To ascertain contemporary standards of decency, courts begin by reviewing “objective indicia of consensus, as expressed in particular by the enactments of legislatures that have addressed the question.” Roper v. Simmons, 543 U.S. 551, 564, 125 S.Ct. 1183, 161 L.Ed.2d 1 (2005). Subsequent enactments by state and federal legislatures show that standards of decency with regard to sexual abuse in prisons have evolved since 1997. At the time Boddie was written, 18 states and the District of Columbia expressly criminalized corrections officers' sexual contact with inmates.5 Today, all but two states6 criminalize sexual contact between inmates and corrections officers.7 Moreover, many of the states that had enacted state laws proscribing officer-inmate sexual contact prior to Boddie have, in the intervening years, adopted additional laws and policies to prevent sexual abuse in prison.8 And in 2003, Congress unanimously passed the Prison Rape Elimination Act (“PREA”), 42 U.S.C. §§ 15601–15609—the first federal law to address the sexual abuse of prisoners.9 These legislative enactments are the “clearest and most reliable objective evidence of contemporary values.” Atkins v. Virginia, 536 U.S. 304, 315, 122 S.Ct. 2242, 153 L.Ed.2d 335 (2002) (internal quotation marks omitted). It is not only the number of state laws that is significant, but “the consistency of the direction of change” in the law. Id. These laws and policies reflect the deep moral indignation that has replaced what had been society's passive acceptance of the problem of sexual abuse in prison. They make it clear that the sexual abuse of prisoners, once overlooked as a distasteful blight on the prison system, offends our most basic principles of just punishment.

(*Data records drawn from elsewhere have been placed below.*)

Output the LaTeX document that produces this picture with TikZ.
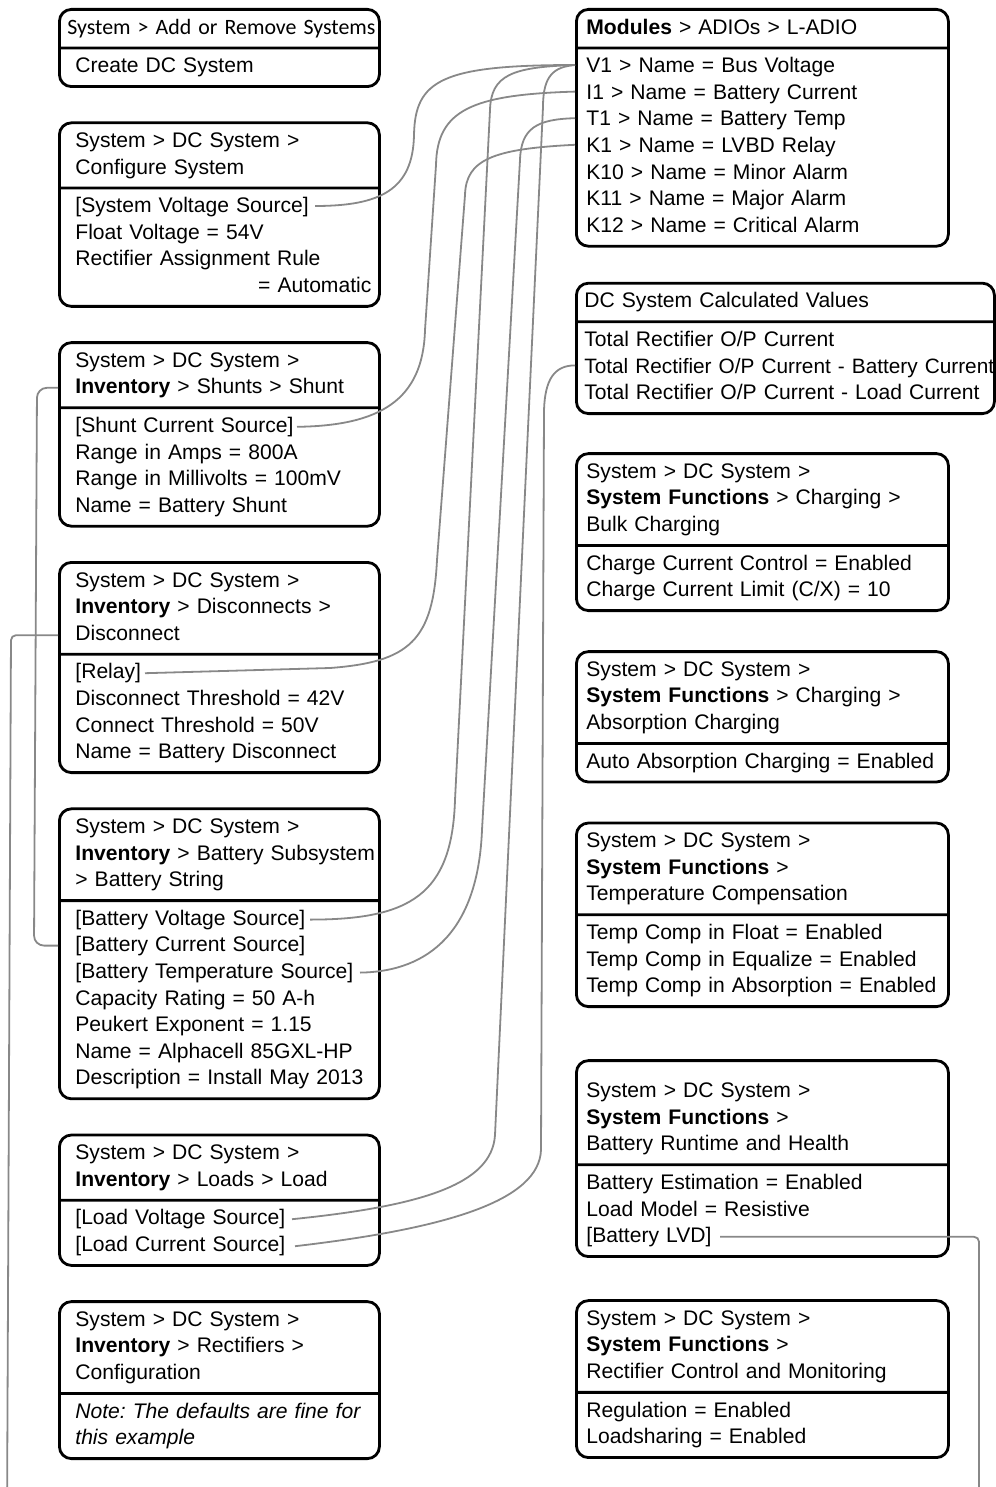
\documentclass[tikz,border=0pt]{standalone}
\usepackage{fontspec}
\setmainfont{Liberation Sans}
\newfontfamily\carlito{Carlito}
\usetikzlibrary{shapes.multipart,positioning}
\definecolor{wiregray}{RGB}{136,136,136}
\frenchspacing

\begin{document}
\begin{tikzpicture}[x=1pt,y=1pt,
card/.style={rectangle split,rectangle split parts=2,draw,line width=2.8pt,rounded corners=12pt,inner ysep=4.6pt,align=left,font=\fontsize{21.1}{26.6}\selectfont,execute at end node=\strut},
lcard/.style={card,text width=304pt,inner xsep=8pt,execute at begin node={\global\leftskip=8pt\relax\strut}},
rcard/.style={card,text width=352pt,inner xsep=10pt,execute at begin node={\global\leftskip=0pt\relax\strut}},
wire/.style={draw=wiregray,line width=1.8pt},
node distance=33.4pt]
\useasboundingbox (0,0) rectangle (995,-1487);

\node[lcard,anchor=north west] (addsys) at (58,-8)
  {\hspace*{-8pt}\mbox{\carlito\fontsize{21.9}{26.6}\selectfont System > Add or Remove Systems}%
   \nodepart{two}Create DC System};
\node[lcard,below=of addsys] (config)
  {System > DC System >\\Configure System%
   \nodepart{two}[System Voltage Source]\\Float Voltage = 54V\\Rectifier Assignment Rule\\\hspace*{\fill}= Automatic};
\node[lcard,below=of config] (shunt)
  {System > DC System >\\\textbf{Inventory} > Shunts > Shunt%
   \nodepart{two}[Shunt Current Source]\\Range in Amps = 800A\\Range in Millivolts = 100mV\\Name = Battery Shunt};
\node[lcard,below=of shunt] (disc)
  {System > DC System >\\\textbf{Inventory} > Disconnects >\\Disconnect%
   \nodepart{two}[Relay]\\Disconnect Threshold = 42V\\Connect Threshold = 50V\\Name = Battery Disconnect};
\node[lcard,below=of disc] (string)
  {System > DC System >\\\mbox{\textbf{Inventory} > Battery Subsystem}\\> Battery String%
   \nodepart{two}[Battery Voltage Source]\\{}[Battery Current Source]\\{}[Battery Temperature Source]\\Capacity Rating = 50 A-h\\Peukert Exponent = 1.15\\Name = Alphacell 85GXL-HP\\Description = Install May 2013};
\node[lcard,below=of string] (load)
  {System > DC System >\\\textbf{Inventory} > Loads > Load%
   \nodepart{two}[Load Voltage Source]\\{}[Load Current Source]};
\node[lcard,below=of load] (rectcfg)
  {System > DC System >\\\textbf{Inventory} > Rectifiers >\\Configuration%
   \nodepart{two}\itshape Note: The defaults are fine for\\this example};

\node[rcard,anchor=north west] (mods) at (575,-8)
  {\textbf{Modules} > ADIOs > L-ADIO%
   \nodepart{two}V1 > Name = Bus Voltage\\I1 > Name = Battery Current\\T1 > Name = Battery Temp\\K1 > Name = LVBD Relay\\K10 > Name = Minor Alarm\\K11 > Name = Major Alarm\\K12 > Name = Critical Alarm};
\node[rcard,text width=402pt,inner xsep=8pt,below=34.2pt of mods.south west,anchor=north west] (calc)
  {DC System Calculated Values%
   \nodepart{two}Total Rectifier O/P Current\\\mbox{\fontsize{20.8}{26.6}\selectfont Total Rectifier O/P Current - Battery Current}\\Total Rectifier O/P Current - Load Current};
\node[rcard,below=37.2pt of calc.south west,anchor=north west] (bulk)
  {System > DC System >\\\textbf{System Functions} > Charging >\\Bulk Charging%
   \nodepart{two}Charge Current Control = Enabled\\Charge Current Limit (C/X) = 10};
\node[rcard,below=38.2pt of bulk] (absorb)
  {System > DC System >\\\textbf{System Functions} > Charging >\\Absorption Charging%
   \nodepart{two}Auto Absorption Charging = Enabled};
\node[rcard,below=38.2pt of absorb] (tcomp)
  {System > DC System >\\\textbf{System Functions} >\\Temperature Compensation%
   \nodepart{two}Temp Comp in Float = Enabled\\Temp Comp in Equalize = Enabled\\Temp Comp in Absorption = Enabled};
\node[rcard,below=51.2pt of tcomp] (runtime)
  {\rule{0pt}{31pt}System > DC System >\\\textbf{System Functions} >\\Battery Runtime and Health%
   \nodepart{two}Battery Estimation = Enabled\\Load Model = Resistive\\{}[Battery LVD]};
\node[rcard,below=41.2pt of runtime] (rectctl)
  {System > DC System >\\\textbf{System Functions} >\\Rectifier Control and Monitoring%
   \nodepart{two}Regulation = Enabled\\Loadsharing = Enabled};

\coordinate (v1) at ([yshift=-17pt]mods.text split west);
\coordinate (i1) at ([yshift=-43.6pt]mods.text split west);
\coordinate (t1) at ([yshift=-70.2pt]mods.text split west);
\coordinate (k1) at ([yshift=-96.8pt]mods.text split west);
\coordinate (totbatt) at ([yshift=-43.6pt]calc.text split west);
\coordinate (sysvolt) at ([xshift=257pt,yshift=-18pt]config.text split west);
\coordinate (shuntsrc) at ([xshift=239pt,yshift=-19pt]shunt.text split west);
\coordinate (shunthead) at ([yshift=20pt]shunt.text split west);
\coordinate (relay) at ([xshift=87pt,yshift=-19pt]disc.text split west);
\coordinate (dischead) at ([yshift=19pt]disc.text split west);
\coordinate (battvolt) at ([xshift=252pt,yshift=-19pt]string.text split west);
\coordinate (battcurr) at ([yshift=-45pt]string.text split west);
\coordinate (batttemp) at ([xshift=302pt,yshift=-72pt]string.text split west);
\coordinate (loadvolt) at ([xshift=234pt,yshift=-19pt]load.text split west);
\coordinate (loadcurr) at ([xshift=237pt,yshift=-46pt]load.text split west);
\coordinate (lvd) at ([xshift=145pt,yshift=-72pt]runtime.text split west);

\draw[wire] (v1) .. controls +(-133,0) and (415,-80) .. (414,-135) .. controls (413,-190) and +(65,0) .. (sysvolt);
\draw[wire] (v1) .. controls +(-63,-2) and (491,-75) .. (490,-110) -- (455,-800) .. controls (452,-895) and +(100,0) .. (battvolt);
\draw[wire] (v1) .. controls +(-21,-2) and (543,-75) .. (543,-107) -- (495,-1135) .. controls (492,-1185) and +(128,13) .. (loadvolt);
\draw[wire] (i1) .. controls +(-103,-3) and (437,-110) .. (436,-165) -- (425,-330) .. controls (423,-400) and +(83,1) .. (shuntsrc);
\draw[wire] (t1) .. controls +(-38,-1) and (521,-128) .. (520,-160) -- (482,-830) .. controls (478,-930) and +(70,1) .. (batttemp);
\draw[wire] (k1) .. controls +(-83,-4) and (466,-160) .. (465,-195) -- (437,-560) .. controls (433,-640) and (410,-662) .. (330,-668) -- (relay);
\draw[wire] (totbatt) .. controls +(-21,0) and (545,-380) .. (544,-410) -- (541,-1150) .. controls (539,-1200) and +(155,18) .. (loadcurr);
\draw[wire,rounded corners=10pt] (shunthead) -- ++(-21,0) -- ([xshift=-24pt]battcurr) -- (battcurr);
\draw[wire,rounded corners=5pt] (dischead) -- ++(-47,0) -- (7,-1520) -- (979,-1520) |- (lvd);
\end{tikzpicture}
\end{document}
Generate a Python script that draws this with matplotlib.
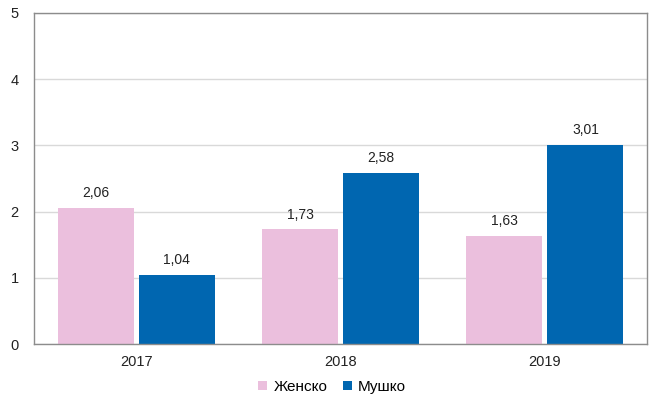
import matplotlib
matplotlib.use('Agg')
import matplotlib.pyplot as plt
import numpy as np

plt.rcParams['font.family'] = ['Liberation Sans', 'DejaVu Sans']

# ── data
years  = ['2017', '2018', '2019']
female = [2.06, 1.73, 1.63]
male   = [1.04, 2.58, 3.01]
series_names = ['Женско', 'Мушко']

PINK = '#ebbfdd'
BLUE = '#0066b0'

W, H = 651, 401
fig = plt.figure(figsize=(W / 100, H / 100), dpi=100)
ax = fig.add_axes([34 / W, 1 - 344 / H, (647 - 34) / W, (344 - 13) / H])

x = np.arange(len(years))
bw = 0.372
gap = 0.025
b1 = ax.bar(x - bw / 2 - gap / 2, female, bw, color=PINK, label=series_names[0], zorder=2)
b2 = ax.bar(x + bw / 2 + gap / 2, male, bw, color=BLUE, label=series_names[1], zorder=2)

for bars, vals in ((b1, female), (b2, male)):
    for r, v in zip(bars, vals):
        ax.text(r.get_x() + r.get_width() / 2, v + 0.12, f'{v:.2f}'.replace('.', ','),
                ha='center', va='bottom', fontsize=10, color='#222222')

ax.set_xlim(-0.5, 2.5)
ax.set_ylim(0, 5)
ax.set_yticks(range(6))
ax.set_xticks(x)
ax.set_xticklabels(years)
ax.yaxis.grid(True, color='#d9d9d9', linewidth=1, zorder=0)
ax.set_axisbelow(True)
ax.tick_params(length=0, labelsize=10.5, colors='#222222')
ax.tick_params(axis='x', pad=8)
ax.tick_params(axis='y', pad=11)
for s in ax.spines.values():
    s.set_color('#8c8c8c')
    s.set_linewidth(1)

fig.legend(handles=[b1, b2], loc='center', bbox_to_anchor=(0.51, 1 - 387 / H),
           ncol=2, frameon=False, fontsize=11, handlelength=0.6, handleheight=0.6,
           handletextpad=0.4, columnspacing=1.0)

fig.savefig('out.png', dpi=100)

In light of this evolution, while the standard articulated in Boddie remains the same, “its applicability must change as the basic mores of society change.” Kennedy v. Louisiana, 554 U.S. 407, 419, 128 S.Ct. 2641, 171 L.Ed.2d 525 (2008) (quoting Furman v. Georgia, 408 U.S. 238, 382, 92 S.Ct. 2726, 33 L.Ed.2d 346 (1972) (Burger, C.J., dissenting)). Accordingly, conduct that might not have been seen to rise to the severity of an Eighth Amendment violation 18 years ago may now violate community standards of decency, and for that reason, we believe that the officer's conduct in Boddie would flunk its own test today.10
II. Qualified Immunity
Defendants argue that qualified immunity shields Prindle and Brown from liability because it was objectively reasonable for them to believe that Prindle's alleged sexual abuse did not violate the Eighth Amendment. Because the district court dismissed the complaint, it did not address whether Prindle and Brown are entitled to qualified immunity, and the parties did not thoroughly brief the issue on appeal. We therefore remand the case to the district court to decide the qualified immunity question in the first instance.
For the reasons stated above, we REVERSE the district court's order dismissing the complaint and REMAND for further proceedings consistent with this opinion.